Last September, when a tiny asteroid drifted into Earth’s vicinity, our planet’s gravity captured it. The meter-size object, designated 6R10DB9, is now making its third wide swing around Earth. It was quite faint, magnitude 19.3, when discovered September 14th with the 0.68-meter (27-inch) Schmidt telescope of the Catalina Sky Survey in Arizona, and it won’t get much brighter than that.

“Certainly 6R10DB9, with a geocentric eccentricity less than 1, is currently orbiting the Earth ,” says Gareth V. Williams of the Minor Planet Center, “although it will leave the Earth-Moon system after next June’s perigee.” Williams’s calculations show that prior to capture 6R10DB9 was in a low-inclination orbit around the Sun with a period of about 11 months.
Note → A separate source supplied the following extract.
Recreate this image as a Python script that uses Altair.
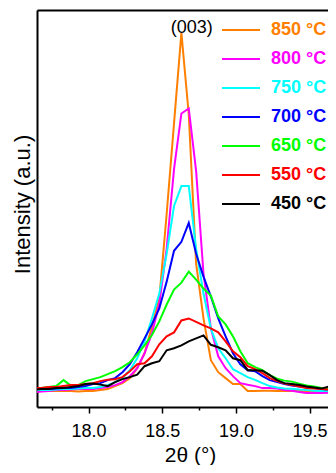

That’s typical of the paths followed by spent rocket boosters left over from space missions of the 1960s and 70s.

When Earth is viewed from the direction of the constellation Aries, asteroid 6R10DB9 is seen drifting up to our planet, making three complete loops, and then meandering off again. To help in visualizing the trajectory, parts of the path closer to the observer have been made “brighter.” The four dates nearest Earth are those of successive perigees. This plot is based on an ephemeris generated by the Jet Propulsion Laboratory”™s Horizons software.

Sky & Telescope: Gregg Dinderman

But if 6R10DB9 is the hollow shell of a spent spacecraft, it would be vulnerable to solar radiation pressure and exhibit noticeable changes in its orbit. Bill J. Gray of Project Pluto has analyzed 111 positional measurements made at eight observatories, including those of amateur astronomers James McGaha in Tucson, Arizona, and Peter Birtwhistle near Swindon, England. Gray finds that 6R10DB9 is behaving more like a rocky body than space junk. “I hate to say this, because it seems so implausible,” Gray comments, “but this looks a heck of a lot like a natural object.”

Still, Alan W. Harris (Space Science Institute) sounds a cautionary note. “Claiming some bit of fluff in a temporary looping orbit to be a ‘satellite,’ with all the baggage that term carries, is mere hype,” he warns. “To find a natural body in a stable Earth orbit would be a real coup. About the only place it could come from is the Moon.”

When 6R10DB9 makes its final and closest pass in June, “threading the needle” and dipping just inside the Moon’s orbit, astronomers will get their best view of it for years to come. Spectroscopic studies with large telescopes, for example, could help to reveal its true nature.